La negación de la naturaleza violenta y criminal del régimen de Putin ha contribuido al efecto en el auge de los partidos populistas y de extrema derecha –en Francia y en Europa–, que cultivan visiones radicales del ejercicio del poder en el corazón de Europa, y que en muchos casos comparten posiciones soberanistas y euroescépticas.
La vía europea de Ucrania
La agresión rusa ha cambiado todo el escenario europeo y ha volatilizado la imagen de Putin como «líder autoritario, pero eficaz, a la cabeza de un sistema estable». En el terreno político, el contraste entre el núcleo en torno a Vladimir Putin y el gobierno de Volodímir Zelensky es asombroso. El presidente ucraniano ha demostrado la fortaleza de su carácter, su integridad y su respeto por las instituciones públicas.
Ha construido una sólida relación de confianza con sus conciudadanos y con los militares a sus órdenes. Así es como su país ha podido hacer frente y oponer una impresionante resistencia a los ataques rusos. Zelensky representa también la mejor baza de los europeos en este enfrentamiento de las democracias contra la dictadura rusa. Es fiable y eficiente, carismático y directo. Sigue una estrategia clara y segura: expulsar al agresor-ocupante de Ucrania, reconstruir su país y anclarlo firmemente a las instituciones europeas y atlánticas.
En Europa, la mejor estrategia de Bruselas ha sido confiar en los dirigentes ucranianos y acceder a sus demandas.
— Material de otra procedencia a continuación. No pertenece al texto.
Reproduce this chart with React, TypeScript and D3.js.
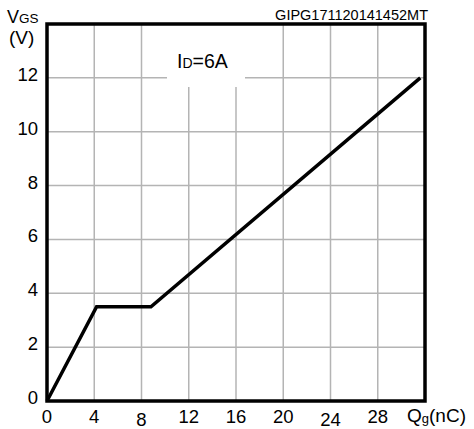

Sorprendentemente, ya en mayo de 2022 se inició la reconstrucción de las infraestructuras en las provincias no ocupadas, aun cuando persistían los terribles combates en el este y el sur del país. En estas pésimas condiciones, las administraciones y los servicios públicos ucranianos han funcionado admirablemente bien.
Hoy, los ucranianos nos recuerdan lo que Europa debería haber entendido desde la ocupación de Crimea y el este del Donbass en 2014: no existe una intersección entre la dictadura belicista de Moscú y el mundo democrático de una Europa unida. La guerra rusa de 2022 demuestra trágicamente el peligro que entraña la zona gris que atrapa a diversos países entre Moscú y Bruselas. Las intervenciones militares rusas, desde Moldova y Georgia hasta Ucrania, han producido un resultado opuesto al objetivo inicialmente previsto por el Kremlin.
En lugar de controlar y someter a estos estados independientes, lo que Vladimir Putin ha provocado es que naciones y personas cierren filas en su contra. Al proclamar el derecho de la gran Rusia a conservar su «esfera de influencia», ha perdido a estas antiguas repúblicas soviéticas.
Ante tales circunstancias y para garantizar su seguridad y su soberanía, Ucrania, Moldova y Georgia no tienen hoy otra opción más que unirse a la Unión Europea y a la Alianza Atlántica. Frente a la permanente amenaza rusa, quieren pertenecer al mundo de las democracias occidentales y sus instituciones multilaterales. Ya no pueden conformarse con una alianza en el marco de la Asociación Oriental de la UE o con acuerdos bilaterales con la OTAN. No basta con formar parte de la «familia europea». Saben que el camino para cumplir todos los criterios de la UE será largo y arduo; sin embargo, estos estados y sociedades necesitan las estructuras y garantías que les proporcionará la pertenencia institucional a estas organizaciones. Es más, la gran mayoría de ciudadanos bielorrusos y armenios comparten ese mismo horizonte y la esperanza de entrar algún día en la Unión Europea.
[1] Mendras, M. «Putin frente a las élites y las clases medias». Política exterior, Vol. XXXI, n.º 179, septiembre/octubre 2017, pp. 68-76.